SVMs are a powerful machine learning algorithm for classification tasks. They work by finding the optimal decision boundary (hyperplane) that separates different classes of data points with the maximum margin. This margin refers to the distance between the hyperplane and the closest data points from each class, also known as support vectors.
Here are traits that make SVMs unique:
Focus on Margin: unlike some classifiers that minimize overall error, SVMs prioritize maximizing the margin. This leads to a more robust decision boundary that can handle unseen data effectively.
High-Dimensional Data: SVMs can efficiently handle data in high dimensions, making them suitable for complex classification problems.
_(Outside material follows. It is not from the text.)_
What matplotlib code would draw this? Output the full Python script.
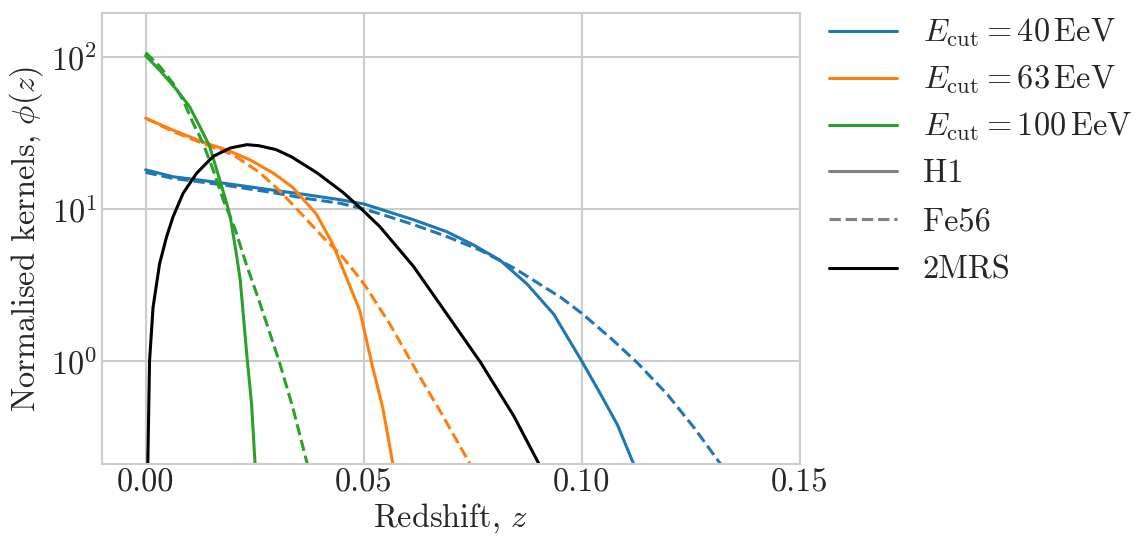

Here is a general recap of the SVM's strengths:
High-Dimensional Data Handling: SVMs excel at handling data in high dimensions. Unlike some models that struggle with the curse of dimensionality – where their predictive power deteriorates as the number of dimensions or features used exceeds a – SVMs focus on the support vectors, which are a small subset of the data that define the decision boundary. This makes them effective for tasks involving complex datasets with many features.
Maximizing Margin for Robustness: SVMs prioritize maximizing the margin between the decision boundary and the closest data points from each class. This wide margin creates a buffer zone and improves the model's ability to handle unseen data or data with slight variations. This leads to robust and generalizable models.
Effective with Small Datasets: while SVMs can work well with high-dimensional data, they can also be effective with smaller datasets. This is because the focus is on the support vectors, which can be a relatively small subset of the data. This makes SVMs useful in scenarios where collecting large amounts of data might be challenging.
Given the above strengths, SVMs are well-suited for applications such as image classification, text categorization, bioinformatics, anomaly detection, etc. However, it is important to consider that SVMs can be computationally expensive for very large datasets and that their interpretability might be lower compared to simpler models like decision trees.